Summer Food and Nightcrawler

I haven't been cooking much lately  - just enough to pass along a few recipes from the past month. The Barefoot Contessa's Flag Cake (our version is pictured here) was a big hit, as were David Lebovitz's Gougères. I'm looking forward to trying out Mark Bittman's Sigapore Chili Lobster sometime soon. For that adventure - which will involve live lobsters - I've already secured co-council. I've been watching re-runs of The Good Wife and have found legalese as fun to throw around as Italian. Prego!

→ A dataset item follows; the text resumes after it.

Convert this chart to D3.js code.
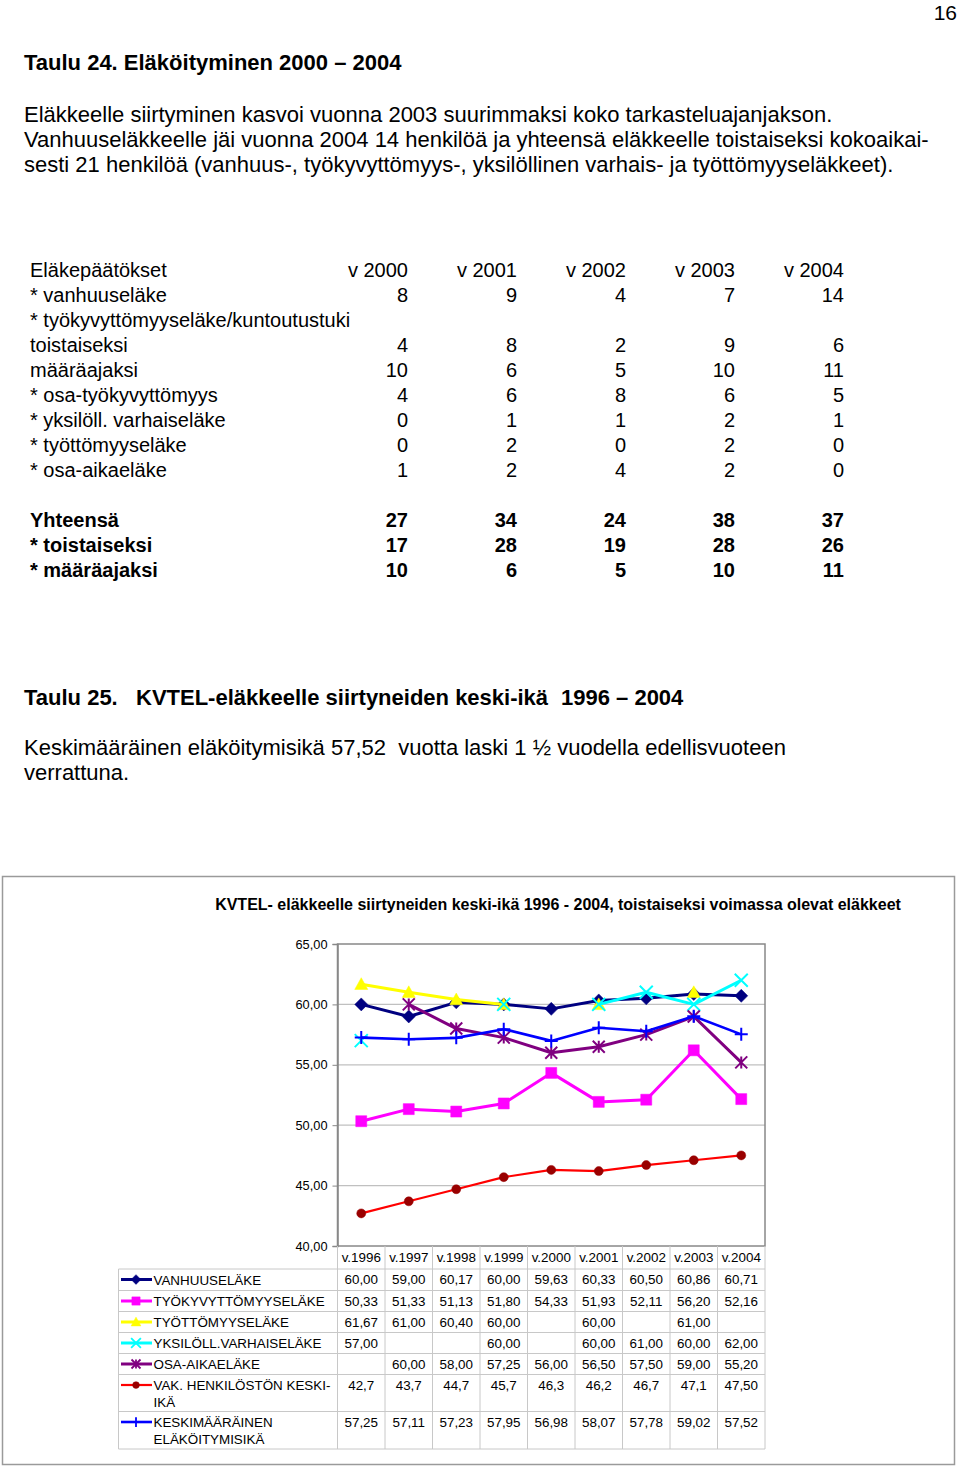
<!DOCTYPE html>
<html><head><meta charset="utf-8">
<script src="https://cdn.jsdelivr.net/npm/d3@7"></script>
<style>
html,body{margin:0;padding:0;background:#fff;}
svg{display:block;font-family:"Liberation Sans",Arial,sans-serif;}
text{white-space:pre;}
</style></head>
<body>
<svg id="page" width="960" height="1467"></svg>
<script>
// ---------- Table 24 data ----------
const t24Header = "Eläkepäätökset";
const t24Years = ["v 2000","v 2001","v 2002","v 2003","v 2004"];
const t24Labels = ["* vanhuuseläke","* työkyvyttömyyseläke/kuntoutustuki","toistaiseksi","määräajaksi","* osa-työkyvyttömyys","* yksilöll. varhaiseläke","* työttömyyseläke","* osa-aikaeläke"];
const t24Values = [[8,9,4,7,14],[],[4,8,2,9,6],[10,6,5,10,11],[4,6,8,6,5],[0,1,1,2,1],[0,2,0,2,0],[1,2,4,2,0]];
const t24TotLabels = ["Yhteensä","* toistaiseksi","* määräajaksi"];
const t24TotValues = [[27,34,24,38,37],[17,28,19,28,26],[10,6,5,10,11]];

// ---------- Chart data ----------
const years = ["v.1996","v.1997","v.1998","v.1999","v.2000","v.2001","v.2002","v.2003","v.2004"];
const yTicks = [40,45,50,55,60,65];
const seriesNames = ["VANHUUSELÄKE","TYÖKYVYTTÖMYYSELÄKE","TYÖTTÖMYYSELÄKE","YKSILÖLL.VARHAISELÄKE","OSA-AIKAELÄKE","VAK. HENKILÖSTÖN KESKI-|IKÄ","KESKIMÄÄRÄINEN|ELÄKÖITYMISIKÄ"];
const vanhuus    = [60.00,59.00,60.17,60.00,59.63,60.33,60.50,60.86,60.71];
const tyokyvyt   = [50.33,51.33,51.13,51.80,54.33,51.93,52.11,56.20,52.16];
const tyottomyys = [61.67,61.00,60.40,60.00,null,60.00,null,61.00,null];
const yksiloll   = [57.00,null,null,60.00,null,60.00,61.00,60.00,62.00];
const osaaika    = [null,60.00,58.00,57.25,56.00,56.50,57.50,59.00,55.20];
const vak        = [42.7,43.7,44.7,45.7,46.3,46.2,46.7,47.1,47.50];
const vakDecimals= [1,1,1,1,1,1,1,1,2];
const keskim     = [57.25,57.11,57.23,57.95,56.98,58.07,57.78,59.02,57.52];

const seriesData = [vanhuus,tyokyvyt,tyottomyys,yksiloll,osaaika,vak,keskim];
const seriesStyle = [
  {color:"#000080", mcolor:"#000080", w:3,   marker:"diamond"},
  {color:"#ff00ff", mcolor:"#ff00ff", w:3,   marker:"square"},
  {color:"#ffff00", mcolor:"#ffff00", w:3,   marker:"triangle"},
  {color:"#00ffff", mcolor:"#00ffff", w:3,   marker:"x"},
  {color:"#800080", mcolor:"#800080", w:3,   marker:"star"},
  {color:"#ff0000", mcolor:"#990000", w:2.2, marker:"circle"},
  {color:"#0000ff", mcolor:"#0000ff", w:2.6, marker:"plus"}
];

const svg = d3.select("#page");
svg.append("rect").attr("width",960).attr("height",1467).attr("fill","#fff");

const F = "#000";
function txt(x,y,s,opts={}){
  return svg.append("text").attr("x",x).attr("y",y).text(s)
    .attr("font-size",opts.size||20).attr("font-weight",opts.bold?"bold":"normal")
    .attr("text-anchor",opts.anchor||"start").attr("fill",opts.fill||F);
}

// page number
txt(957,20,"16",{anchor:"end",size:21});
// heading 24
txt(24,70,"Taulu 24. Eläköityminen 2000 – 2004",{bold:true,size:22});
["Eläkkeelle siirtyminen kasvoi vuonna 2003 suurimmaksi koko tarkasteluajanjakson.",
 "Vanhuuseläkkeelle jäi vuonna 2004 14 henkilöä ja yhteensä eläkkeelle toistaiseksi kokoaikai-",
 "sesti 21 henkilöä (vanhuus-, työkyvyttömyys-, yksilöllinen varhais- ja työttömyyseläkkeet)."]
 .forEach((s,i)=>txt(24,122+25*i,s,{size:22}));

// table 24
const t24ColRight = [408,517,626,735,844];
txt(30,277,t24Header);
t24Years.forEach((y,j)=>txt(t24ColRight[j],277,y,{anchor:"end"}));
t24Labels.forEach((l,i)=>{
  const yy = 302+25*i;
  txt(30,yy,l);
  t24Values[i].forEach((v,j)=>txt(t24ColRight[j],yy,String(v),{anchor:"end"}));
});
t24TotLabels.forEach((l,i)=>{
  const yy = 527+25*i;
  txt(30,yy,l,{bold:true});
  t24TotValues[i].forEach((v,j)=>txt(t24ColRight[j],yy,String(v),{anchor:"end",bold:true}));
});

// heading 25
txt(24,705,"Taulu 25.",{bold:true,size:22});
txt(136,705,"KVTEL-eläkkeelle siirtyneiden keski-ikä",{bold:true,size:22});
txt(561,705,"1996 – 2004",{bold:true,size:22});
txt(24,755,"Keskimääräinen eläköitymisikä 57,52  vuotta laski 1 ½ vuodella edellisvuoteen",{size:22});
txt(24,780,"verrattuna.",{size:22});

// ---------- Chart ----------
svg.append("rect").attr("x",2.5).attr("y",876.5).attr("width",952).attr("height",588)
  .attr("fill","none").attr("stroke","#9a9a9a").attr("stroke-width",1.5);

svg.append("text").attr("x",558).attr("y",910).attr("text-anchor","middle")
  .attr("font-size",16).attr("font-weight","bold").text("KVTEL- eläkkeelle siirtyneiden keski-ikä 1996 - 2004, toistaiseksi voimassa olevat eläkkeet");

const pl = 337.5, pr = 765, pt = 944, pb = 1246;
const x = d3.scaleBand().domain(years).range([pl,pr]).padding(0);
const y = d3.scaleLinear().domain([40,65]).range([pb,pt]);
const cx = i => x(years[i]) + x.bandwidth()/2;

// gridlines
svg.append("g").selectAll("line").data(yTicks.filter(t=>t>40 && t<65)).join("line")
  .attr("x1",pl).attr("x2",pr).attr("y1",d=>y(d)).attr("y2",d=>y(d))
  .attr("stroke","#c0c0c0").attr("stroke-width",1.2);
// plot border
svg.append("rect").attr("x",pl).attr("y",pt).attr("width",pr-pl).attr("height",pb-pt)
  .attr("fill","none").attr("stroke","#888").attr("stroke-width",1.5);
// y axis
const yAxis = d3.axisLeft(y).tickValues(yTicks).tickSize(5).tickPadding(5)
  .tickFormat(d=>d3.format(".2f")(d).replace(".",","));
const ga = svg.append("g").attr("transform",`translate(${pl},0)`).call(yAxis);
ga.select(".domain").attr("stroke","#888").attr("stroke-width",1.5);
ga.selectAll(".tick line").attr("stroke","#888");
ga.selectAll(".tick text").attr("font-size",12.8).attr("font-family","Liberation Sans, Arial, sans-serif").attr("fill","#000");

// marker shapes
function markerPath(type, s){
  const h = s/2;
  switch(type){
    case "diamond": return `M0,${-h}L${h},0L0,${h}L${-h},0Z`;
    case "square": return `M${-h},${-h}H${h}V${h}H${-h}Z`;
    case "triangle": return `M0,${-h}L${h},${h*0.8}L${-h},${h*0.8}Z`;
    case "x": return `M${-h},${-h}L${h},${h}M${-h},${h}L${h},${-h}`;
    case "star": return `M${-h},${-h}L${h},${h}M${-h},${h}L${h},${-h}M0,${-h}V${h}`;
    case "plus": return `M${-h},0H${h}M0,${-h}V${h}`;
    case "circle": return d3.symbol(d3.symbolCircle, Math.PI*h*h)();
  }
}
const filled = t => ["diamond","square","triangle","circle"].includes(t);
const markerSize = {diamond:13,square:11,triangle:13,x:13,star:12,plus:13,circle:9};

const line = d3.line().defined(d=>d.v!=null).x(d=>cx(d.i)).y(d=>y(d.v));
seriesData.forEach((arr,k)=>{
  const st = seriesStyle[k];
  const pts = arr.map((v,i)=>({v,i}));
  const g = svg.append("g");
  g.append("path").attr("d",line(pts)).attr("fill","none").attr("stroke",st.color)
    .attr("stroke-width",st.w).attr("stroke-linejoin","round");
  g.selectAll("path.m").data(pts.filter(d=>d.v!=null)).join("path").attr("class","m")
    .attr("transform",d=>`translate(${cx(d.i)},${y(d.v)})`)
    .attr("d",markerPath(st.marker,markerSize[st.marker]))
    .attr("fill",filled(st.marker)?st.mcolor:"none")
    .attr("stroke",st.mcolor).attr("stroke-width",filled(st.marker)?0.5:2);
});

// ---------- Data table ----------
const rowTops = [1269,1290.5,1311.5,1332.5,1353.5,1374.5,1411.5,1449];
const tl = 118.5, gridC = "#c8c8c8", TS = 13.4;
const tg = svg.append("g");
years.forEach((yr,i)=>{
  tg.append("line").attr("x1",x(yr)).attr("x2",x(yr)).attr("y1",pb).attr("y2",rowTops[rowTops.length-1]).attr("stroke",gridC);
});
tg.append("line").attr("x1",pr).attr("x2",pr).attr("y1",pb).attr("y2",rowTops[rowTops.length-1]).attr("stroke",gridC);
tg.append("line").attr("x1",tl).attr("x2",tl).attr("y1",rowTops[0]).attr("y2",rowTops[rowTops.length-1]).attr("stroke",gridC);
rowTops.forEach(r=>{
  tg.append("line").attr("x1",tl).attr("x2",pr).attr("y1",r).attr("y2",r).attr("stroke",gridC);
});
years.forEach((yr,i)=>{
  tg.append("text").attr("x",cx(i)).attr("y",1262).attr("text-anchor","middle").attr("font-size",TS).text(yr);
});
const fmt = (v,dec)=> v==null ? "" : d3.format("."+dec+"f")(v).replace(".",",");
seriesData.forEach((arr,k)=>{
  const top = rowTops[k];
  const st = seriesStyle[k];
  const lg = tg.append("g").attr("transform",`translate(0,${top+10.5})`);
  lg.append("line").attr("x1",121).attr("x2",152).attr("y1",0).attr("y2",0).attr("stroke",st.color).attr("stroke-width",st.w);
  const ms = markerSize[st.marker]*0.75;
  lg.append("path").attr("transform","translate(136,0)").attr("d",markerPath(st.marker,ms))
    .attr("fill",filled(st.marker)?st.mcolor:"none").attr("stroke",st.mcolor).attr("stroke-width",filled(st.marker)?0.5:1.8);
  seriesNames[k].split("|").forEach((s,j)=>{
    tg.append("text").attr("x",153.5).attr("y",top+15.5+17*j).attr("font-size",TS).text(s);
  });
  arr.forEach((v,i)=>{
    const dec = k===5 ? vakDecimals[i] : 2;
    tg.append("text").attr("x",cx(i)).attr("y",top+15).attr("text-anchor","middle").attr("font-size",TS).text(fmt(v,dec));
  });
});
</script>
</body></html>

When TGW first debuted I assumed they'd never find me in their audience. This was for the same reason I planned to never watch Big Love:  there's just not enough lifetime waking hours to spend any of them wrapped up in adulterous dramas. I'm not sure if it's more surprising that I watched a multiple seasons of Big Love or that I found myself rooting for those dear polygamists. With TGW, it's all about Kalinda and Eli. The last time I saw Alan Cumming was as Nightcrawler in X-Men 2. I'm half-expecting him to pounce into Alicia's office, long tail flying, only to dissipate into a cloud of midnight blue smoke.

In between reruns I've been answering a flood of emails concerning picnic food. Here's what I've been suggesting:

Salads
Fresh Corn Salad
Three Bean Salad
Roasted Red Potato Salad
Avocado Salad
Potato, Dill, and Cucumber Salad
Panzanella

Main Courses
Flank Steak Sandwiches
Asian Chicken Lettuce Wraps
Summer Chicken Salad
Pan Bagnia
Chilled Soba Noodles


More soon on tweaks to the Flag Cake and gougères to really send them over the top.